• _Challenge_: Return all of the data exactly as written, without the pictures.

● ● ●

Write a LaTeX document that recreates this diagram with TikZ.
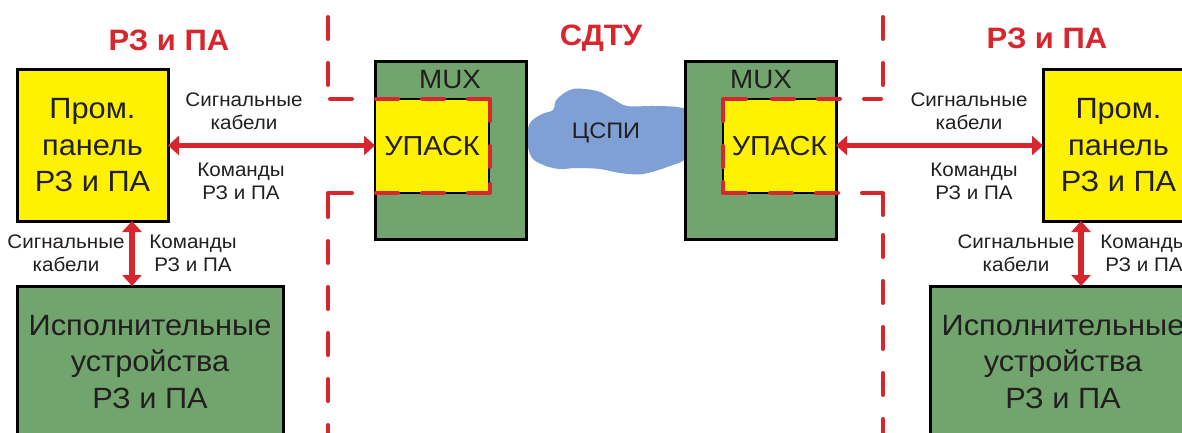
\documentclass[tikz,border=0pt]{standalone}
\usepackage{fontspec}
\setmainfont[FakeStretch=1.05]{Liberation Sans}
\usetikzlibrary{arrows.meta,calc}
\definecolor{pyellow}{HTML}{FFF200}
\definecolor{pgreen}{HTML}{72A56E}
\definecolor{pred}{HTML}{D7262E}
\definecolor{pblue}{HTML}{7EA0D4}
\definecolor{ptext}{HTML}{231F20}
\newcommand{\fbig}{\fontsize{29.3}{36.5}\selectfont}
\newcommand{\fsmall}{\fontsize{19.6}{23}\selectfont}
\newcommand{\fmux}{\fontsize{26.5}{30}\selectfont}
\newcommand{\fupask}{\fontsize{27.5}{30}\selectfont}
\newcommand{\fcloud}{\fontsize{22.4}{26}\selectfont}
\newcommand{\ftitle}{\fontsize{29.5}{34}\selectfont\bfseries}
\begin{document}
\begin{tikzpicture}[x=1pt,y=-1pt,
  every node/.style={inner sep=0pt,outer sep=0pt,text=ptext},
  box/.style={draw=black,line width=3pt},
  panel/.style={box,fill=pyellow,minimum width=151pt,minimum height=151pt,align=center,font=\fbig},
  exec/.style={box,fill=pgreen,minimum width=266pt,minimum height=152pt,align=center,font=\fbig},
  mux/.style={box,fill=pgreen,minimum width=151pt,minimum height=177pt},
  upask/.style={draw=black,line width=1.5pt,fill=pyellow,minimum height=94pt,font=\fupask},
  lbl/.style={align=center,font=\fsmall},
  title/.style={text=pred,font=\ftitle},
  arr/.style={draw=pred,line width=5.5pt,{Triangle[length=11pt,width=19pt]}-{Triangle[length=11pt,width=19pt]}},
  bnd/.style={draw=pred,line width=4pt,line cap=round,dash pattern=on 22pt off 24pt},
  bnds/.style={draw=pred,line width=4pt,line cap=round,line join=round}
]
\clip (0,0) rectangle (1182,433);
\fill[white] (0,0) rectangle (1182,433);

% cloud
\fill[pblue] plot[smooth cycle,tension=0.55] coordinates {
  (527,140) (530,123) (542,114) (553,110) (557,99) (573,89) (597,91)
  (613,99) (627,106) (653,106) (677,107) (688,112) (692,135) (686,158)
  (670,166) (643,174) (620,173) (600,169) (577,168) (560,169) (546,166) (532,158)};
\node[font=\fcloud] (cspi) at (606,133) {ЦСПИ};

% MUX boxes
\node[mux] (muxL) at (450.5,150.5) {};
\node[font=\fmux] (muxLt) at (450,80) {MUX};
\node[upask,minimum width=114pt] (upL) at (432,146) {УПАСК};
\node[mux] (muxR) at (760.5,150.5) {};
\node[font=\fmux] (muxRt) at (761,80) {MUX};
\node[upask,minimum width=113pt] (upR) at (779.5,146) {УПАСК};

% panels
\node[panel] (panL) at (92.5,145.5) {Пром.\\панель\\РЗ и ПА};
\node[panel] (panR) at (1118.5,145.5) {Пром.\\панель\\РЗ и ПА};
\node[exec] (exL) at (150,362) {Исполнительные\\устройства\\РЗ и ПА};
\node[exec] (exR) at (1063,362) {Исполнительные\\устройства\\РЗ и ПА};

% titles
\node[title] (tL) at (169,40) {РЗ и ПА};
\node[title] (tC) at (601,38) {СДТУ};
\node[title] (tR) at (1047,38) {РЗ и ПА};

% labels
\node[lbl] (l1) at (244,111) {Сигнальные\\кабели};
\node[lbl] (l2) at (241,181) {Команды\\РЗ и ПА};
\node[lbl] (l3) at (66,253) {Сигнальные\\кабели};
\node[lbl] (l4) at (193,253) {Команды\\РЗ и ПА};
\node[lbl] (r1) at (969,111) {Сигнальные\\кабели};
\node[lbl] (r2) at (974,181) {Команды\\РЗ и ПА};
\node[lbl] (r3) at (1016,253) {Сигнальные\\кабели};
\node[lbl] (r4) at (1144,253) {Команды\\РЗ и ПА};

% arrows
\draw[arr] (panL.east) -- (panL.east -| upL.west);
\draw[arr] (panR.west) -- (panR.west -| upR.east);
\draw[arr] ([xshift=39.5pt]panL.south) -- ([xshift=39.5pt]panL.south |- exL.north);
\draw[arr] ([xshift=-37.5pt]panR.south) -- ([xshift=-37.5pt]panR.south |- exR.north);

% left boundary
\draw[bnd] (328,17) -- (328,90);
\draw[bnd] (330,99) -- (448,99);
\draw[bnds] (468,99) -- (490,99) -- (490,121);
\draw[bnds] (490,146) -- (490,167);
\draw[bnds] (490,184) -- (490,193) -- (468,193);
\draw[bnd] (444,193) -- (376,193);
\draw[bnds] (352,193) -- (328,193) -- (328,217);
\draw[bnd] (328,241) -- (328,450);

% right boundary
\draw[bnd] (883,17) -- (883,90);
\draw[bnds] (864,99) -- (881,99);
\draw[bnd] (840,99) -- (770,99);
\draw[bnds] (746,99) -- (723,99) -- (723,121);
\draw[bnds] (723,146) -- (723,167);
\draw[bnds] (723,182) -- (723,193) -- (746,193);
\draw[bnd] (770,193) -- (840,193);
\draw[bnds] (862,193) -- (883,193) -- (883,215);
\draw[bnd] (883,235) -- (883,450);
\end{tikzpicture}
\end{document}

● ● ●

• _Expected output_:
Write a LaTeX document that recreates this diagram with TikZ.
\documentclass[tikz,border=0pt]{standalone}
\usepackage{fontspec}
\setmainfont[FakeStretch=1.05]{Liberation Sans}
\usetikzlibrary{arrows.meta,calc}
\definecolor{pyellow}{HTML}{FFF200}
\definecolor{pgreen}{HTML}{72A56E}
\definecolor{pred}{HTML}{D7262E}
\definecolor{pblue}{HTML}{7EA0D4}
\definecolor{ptext}{HTML}{231F20}
\newcommand{\fbig}{\fontsize{29.3}{36.5}\selectfont}
\newcommand{\fsmall}{\fontsize{19.6}{23}\selectfont}
\newcommand{\fmux}{\fontsize{26.5}{30}\selectfont}
\newcommand{\fupask}{\fontsize{27.5}{30}\selectfont}
\newcommand{\fcloud}{\fontsize{22.4}{26}\selectfont}
\newcommand{\ftitle}{\fontsize{29.5}{34}\selectfont\bfseries}
\begin{document}
\begin{tikzpicture}[x=1pt,y=-1pt,
  every node/.style={inner sep=0pt,outer sep=0pt,text=ptext},
  box/.style={draw=black,line width=3pt},
  panel/.style={box,fill=pyellow,minimum width=151pt,minimum height=151pt,align=center,font=\fbig},
  exec/.style={box,fill=pgreen,minimum width=266pt,minimum height=152pt,align=center,font=\fbig},
  mux/.style={box,fill=pgreen,minimum width=151pt,minimum height=177pt},
  upask/.style={draw=black,line width=1.5pt,fill=pyellow,minimum height=94pt,font=\fupask},
  lbl/.style={align=center,font=\fsmall},
  title/.style={text=pred,font=\ftitle},
  arr/.style={draw=pred,line width=5.5pt,{Triangle[length=11pt,width=19pt]}-{Triangle[length=11pt,width=19pt]}},
  bnd/.style={draw=pred,line width=4pt,line cap=round,dash pattern=on 22pt off 24pt},
  bnds/.style={draw=pred,line width=4pt,line cap=round,line join=round}
]
\clip (0,0) rectangle (1182,433);
\fill[white] (0,0) rectangle (1182,433);

% cloud
\fill[pblue] plot[smooth cycle,tension=0.55] coordinates {
  (527,140) (530,123) (542,114) (553,110) (557,99) (573,89) (597,91)
  (613,99) (627,106) (653,106) (677,107) (688,112) (692,135) (686,158)
  (670,166) (643,174) (620,173) (600,169) (577,168) (560,169) (546,166) (532,158)};
\node[font=\fcloud] (cspi) at (606,133) {ЦСПИ};

% MUX boxes
\node[mux] (muxL) at (450.5,150.5) {};
\node[font=\fmux] (muxLt) at (450,80) {MUX};
\node[upask,minimum width=114pt] (upL) at (432,146) {УПАСК};
\node[mux] (muxR) at (760.5,150.5) {};
\node[font=\fmux] (muxRt) at (761,80) {MUX};
\node[upask,minimum width=113pt] (upR) at (779.5,146) {УПАСК};

% panels
\node[panel] (panL) at (92.5,145.5) {Пром.\\панель\\РЗ и ПА};
\node[panel] (panR) at (1118.5,145.5) {Пром.\\панель\\РЗ и ПА};
\node[exec] (exL) at (150,362) {Исполнительные\\устройства\\РЗ и ПА};
\node[exec] (exR) at (1063,362) {Исполнительные\\устройства\\РЗ и ПА};

% titles
\node[title] (tL) at (169,40) {РЗ и ПА};
\node[title] (tC) at (601,38) {СДТУ};
\node[title] (tR) at (1047,38) {РЗ и ПА};

% labels
\node[lbl] (l1) at (244,111) {Сигнальные\\кабели};
\node[lbl] (l2) at (241,181) {Команды\\РЗ и ПА};
\node[lbl] (l3) at (66,253) {Сигнальные\\кабели};
\node[lbl] (l4) at (193,253) {Команды\\РЗ и ПА};
\node[lbl] (r1) at (969,111) {Сигнальные\\кабели};
\node[lbl] (r2) at (974,181) {Команды\\РЗ и ПА};
\node[lbl] (r3) at (1016,253) {Сигнальные\\кабели};
\node[lbl] (r4) at (1144,253) {Команды\\РЗ и ПА};

% arrows
\draw[arr] (panL.east) -- (panL.east -| upL.west);
\draw[arr] (panR.west) -- (panR.west -| upR.east);
\draw[arr] ([xshift=39.5pt]panL.south) -- ([xshift=39.5pt]panL.south |- exL.north);
\draw[arr] ([xshift=-37.5pt]panR.south) -- ([xshift=-37.5pt]panR.south |- exR.north);

% left boundary
\draw[bnd] (328,17) -- (328,90);
\draw[bnd] (330,99) -- (448,99);
\draw[bnds] (468,99) -- (490,99) -- (490,121);
\draw[bnds] (490,146) -- (490,167);
\draw[bnds] (490,184) -- (490,193) -- (468,193);
\draw[bnd] (444,193) -- (376,193);
\draw[bnds] (352,193) -- (328,193) -- (328,217);
\draw[bnd] (328,241) -- (328,450);

% right boundary
\draw[bnd] (883,17) -- (883,90);
\draw[bnds] (864,99) -- (881,99);
\draw[bnd] (840,99) -- (770,99);
\draw[bnds] (746,99) -- (723,99) -- (723,121);
\draw[bnds] (723,146) -- (723,167);
\draw[bnds] (723,182) -- (723,193) -- (746,193);
\draw[bnd] (770,193) -- (840,193);
\draw[bnds] (862,193) -- (883,193) -- (883,215);
\draw[bnd] (883,235) -- (883,450);
\end{tikzpicture}
\end{document}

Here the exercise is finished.